EXERCISE OBJECTIVE: Extract the lines of the material below, beginning with the first and ending with the line that holds "import plotly.graph_objects as go". Skip every picture.

* START *

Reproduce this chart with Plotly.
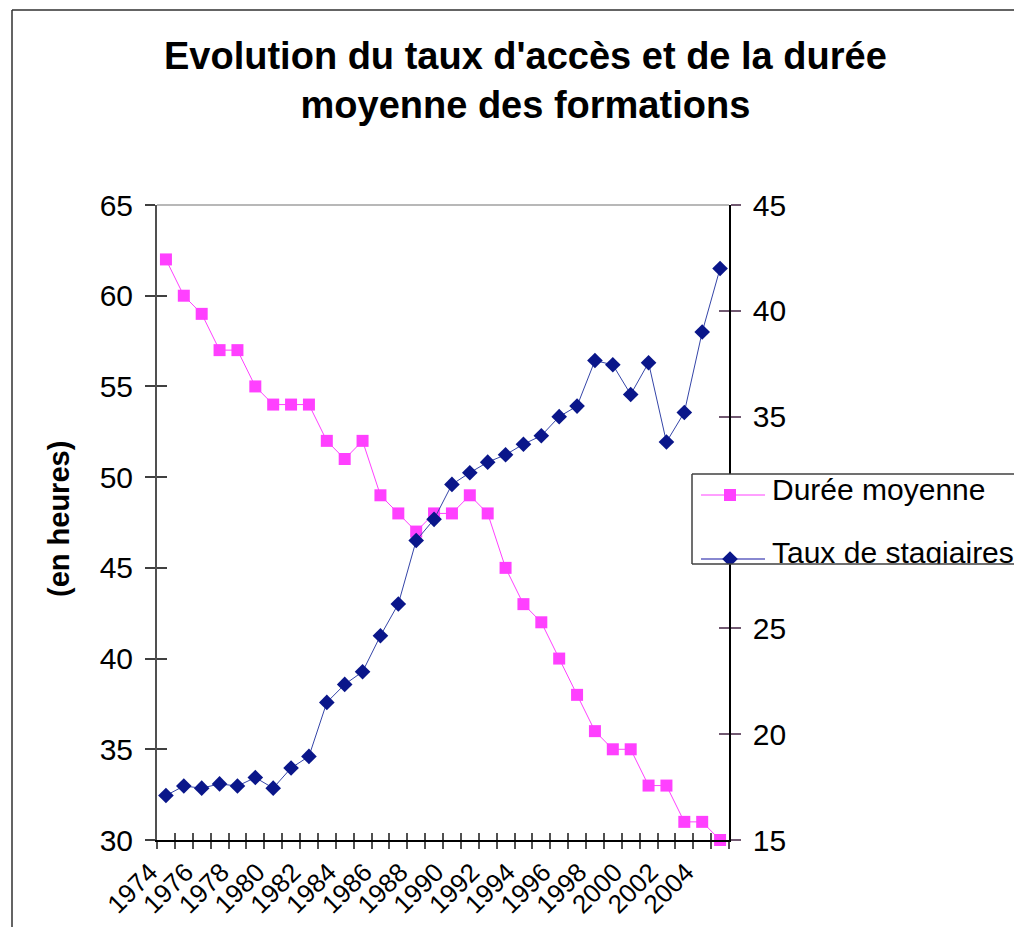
import plotly.graph_objects as go

# ---------------- data ----------------
years = list(range(1974, 2006))
duree_moyenne = [62, 60, 59, 57, 57, 55, 54, 54, 54, 52, 51, 52, 49, 48, 47, 48,
                 48, 49, 48, 45, 43, 42, 40, 38, 36, 35, 35, 33, 33, 31, 31, 30]
taux_stagiaires = [17.1, 17.55, 17.45, 17.65, 17.55, 17.95, 17.45, 18.4, 18.95, 21.5,
                   22.35, 22.95, 24.65, 26.15, 29.15, 30.15, 31.8, 32.35, 32.85, 33.2,
                   33.7, 34.1, 35.0, 35.5, 37.65, 37.45, 36.05, 37.55, 33.8, 35.2,
                   39.0, 42.0]
left_ticks = [30, 35, 40, 45, 50, 55, 60, 65]
right_ticks = [15, 20, 25, 30, 35, 40, 45]
label_years = years[::2]
series_names = ["Durée moyenne", "Taux de stagiaires"]
title_text = "Evolution du taux d'accès et de la durée<br>moyenne des formations"
ytitle_text = "(en heures)"

# ---------------- geometry ----------------
W, H = 1014, 927
def px_x(p):
    return p / W
def px_y(p):
    return (H - p) / H

PL, PR, PT, PB = 157, 729, 205, 840
xdom = [px_x(PL), px_x(PR)]
ydom = [px_y(PB), px_y(PT)]

FONT = "Liberation Sans, Arial, sans-serif"
PINK = "#FF40FF"
BLUE_M = "#0A168A"
BLUE_L = "#3545A8"

xr = [years[0] - 0.5, years[-1] + 0.5]
boundaries = [y - 0.5 for y in years] + [years[-1] + 0.5]

fig = go.Figure()

fig.add_trace(go.Scatter(
    x=years, y=duree_moyenne, name=series_names[0], mode="lines+markers",
    line=dict(color=PINK, width=1),
    marker=dict(symbol="square", size=12, color=PINK),
    xaxis="x", yaxis="y", cliponaxis=False, showlegend=False))
fig.add_trace(go.Scatter(
    x=years, y=taux_stagiaires, name=series_names[1], mode="lines+markers",
    line=dict(color=BLUE_L, width=1),
    marker=dict(symbol="diamond", size=12, color=BLUE_M),
    xaxis="x", yaxis="y2", cliponaxis=False, showlegend=False))

# dummy traces for the overlay (inside-tick) axes
for xa, ya in [("x2", "y"), ("x", "y3"), ("x", "y4")]:
    fig.add_trace(go.Scatter(x=[None], y=[None], xaxis=xa, yaxis=ya,
                             showlegend=False, hoverinfo="skip"))

# ---------------- custom legend subplot ----------------
LX0, LX1, LY0, LY1 = 692, 1014, 474, 564
lx = [0, LX1 - LX0]
ly = [0, LY1 - LY0]
def lgx(p):
    return p - LX0
def lgy(p):
    return LY1 - p

# white background for legend
fig.add_trace(go.Scatter(
    x=[lgx(LX0), lgx(LX0), lgx(1100), lgx(1100), lgx(LX0)],
    y=[lgy(LY0), lgy(LY1), lgy(LY1), lgy(LY0), lgy(LY0)],
    fill="toself", fillcolor="white", line=dict(width=0), mode="lines",
    xaxis="x5", yaxis="y5", showlegend=False, hoverinfo="skip"))
# legend sample lines
fig.add_trace(go.Scatter(
    x=[lgx(701), lgx(765)], y=[lgy(495), lgy(495)], mode="lines",
    line=dict(color=PINK, width=1), xaxis="x5", yaxis="y5",
    showlegend=False, hoverinfo="skip"))
fig.add_trace(go.Scatter(
    x=[lgx(730)], y=[lgy(495)], mode="markers",
    marker=dict(symbol="square", size=12, color=PINK), xaxis="x5", yaxis="y5",
    showlegend=False, hoverinfo="skip"))
fig.add_trace(go.Scatter(
    x=[lgx(701), lgx(765)], y=[lgy(559), lgy(559)], mode="lines",
    line=dict(color="#6060C0", width=1.5), xaxis="x5", yaxis="y5",
    showlegend=False, hoverinfo="skip"))
fig.add_trace(go.Scatter(
    x=[lgx(730)], y=[lgy(559)], mode="markers",
    marker=dict(symbol="diamond", size=12, color=BLUE_M), xaxis="x5", yaxis="y5",
    showlegend=False, hoverinfo="skip"))
fig.add_trace(go.Scatter(
    x=[lgx(772), lgx(772)], y=[lgy(492), lgy(555)], mode="text",
    text=series_names, textposition="middle right",
    textfont=dict(family=FONT, size=30, color="black"),
    xaxis="x5", yaxis="y5", showlegend=False, hoverinfo="skip"))

tickfont = dict(family=FONT, size=30, color="black")

fig.update_layout(
    width=W, height=H,
    margin=dict(l=0, r=0, t=0, b=0, autoexpand=False),
    paper_bgcolor="white", plot_bgcolor="white",
    showlegend=False,
    xaxis=dict(
        domain=xdom, anchor="y", range=xr, tickmode="array",
        tickvals=label_years, ticktext=[str(y) for y in label_years],
        ticks="", tickangle=-45, tickfont=dict(family=FONT, size=26, color="black"),
        showline=True, linecolor="black", linewidth=1.5, showgrid=False,
        zeroline=False, ticklabelstandoff=5, ticklabelshift=-16,
        minor=dict(tickvals=boundaries, ticks="outside", ticklen=7,
                   tickcolor="#505050", tickwidth=1.5, showgrid=False),
    ),
    xaxis2=dict(
        overlaying="x", anchor="y", domain=xdom, range=xr, side="bottom",
        tickmode="array", tickvals=boundaries, ticks="inside", ticklen=7,
        tickcolor="#505050", tickwidth=1.5, showticklabels=False,
        showline=False, showgrid=False, zeroline=False,
    ),
    yaxis=dict(
        domain=ydom, anchor="x", range=[30, 65], tickmode="array",
        tickvals=left_ticks, ticks="outside", ticklen=10, tickcolor="#404040",
        tickwidth=1.5, tickfont=tickfont, showline=True, linecolor="#505050",
        linewidth=2, showgrid=False, zeroline=False, ticklabelstandoff=6,
    ),
    yaxis3=dict(
        overlaying="y", anchor="x", side="left", range=[30, 65],
        tickmode="array", tickvals=left_ticks, ticks="inside", ticklen=10,
        tickcolor="#404040", tickwidth=1.5, showticklabels=False,
        showline=False, showgrid=False, zeroline=False,
    ),
    yaxis2=dict(
        overlaying="y", anchor="x", side="right", range=[15, 45],
        tickmode="array", tickvals=right_ticks, ticks="outside", ticklen=10,
        tickcolor="#705870", tickwidth=1.5, tickfont=tickfont, showline=True,
        linecolor="black", linewidth=1.5, showgrid=False, zeroline=False,
        ticklabelstandoff=6,
    ),
    yaxis4=dict(
        overlaying="y", anchor="x", side="right", range=[15, 45],
        tickmode="array", tickvals=right_ticks, ticks="inside", ticklen=10,
        tickcolor="#705870", tickwidth=1.5, showticklabels=False,
        showline=False, showgrid=False, zeroline=False,
    ),
    xaxis5=dict(
        domain=[px_x(LX0), 1.0], anchor="y5", range=lx, visible=False,
        fixedrange=True,
    ),
    yaxis5=dict(
        domain=[px_y(LY1), px_y(LY0)], anchor="x5", range=ly, visible=False,
        fixedrange=True,
    ),
)

# chart frame, top plot border and legend frame
frame = dict(color="#303030", width=1.5)
fig.add_shape(type="line", xref="paper", yref="paper",
              x0=px_x(12), x1=1.0, y0=px_y(10), y1=px_y(10), line=frame)
fig.add_shape(type="line", xref="paper", yref="paper",
              x0=px_x(12), x1=px_x(12), y0=px_y(10), y1=0.0, line=frame)
fig.add_shape(type="line", xref="paper", yref="paper",
              x0=xdom[0], x1=xdom[1], y0=ydom[1], y1=ydom[1],
              line=dict(color="#A0A0A0", width=1.5), layer="below")
leg = dict(color="#404040", width=1.5)
fig.add_shape(type="line", xref="paper", yref="paper",
              x0=px_x(LX0), x1=1.0, y0=px_y(LY0), y1=px_y(LY0), line=leg)
fig.add_shape(type="line", xref="paper", yref="paper",
              x0=px_x(LX0), x1=1.0, y0=px_y(LY1), y1=px_y(LY1), line=leg)
fig.add_shape(type="line", xref="paper", yref="paper",
              x0=px_x(LX0), x1=px_x(LX0), y0=px_y(LY0), y1=px_y(LY1), line=leg)

# title and axis title
fig.add_annotation(
    text=title_text, xref="paper", yref="paper", x=px_x(525), y=px_y(81),
    xanchor="center", yanchor="middle", showarrow=False, align="center",
    font=dict(family=FONT, size=38, color="black", weight="bold"))
fig.add_annotation(
    text=ytitle_text, xref="paper", yref="paper", x=px_x(59), y=px_y(519),
    xanchor="center", yanchor="middle", showarrow=False, textangle=-90,
    font=dict(family=FONT, size=29, color="black", weight="bold"))

fig.write_html(
    "out.html",
    config={"displayModeBar": False},
    post_script="document.body.style.margin='0px';"
                "document.body.style.overflow='hidden';")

* END *

CORRECT RESPONSE:
Reproduce this chart with Plotly.
import plotly.graph_objects as go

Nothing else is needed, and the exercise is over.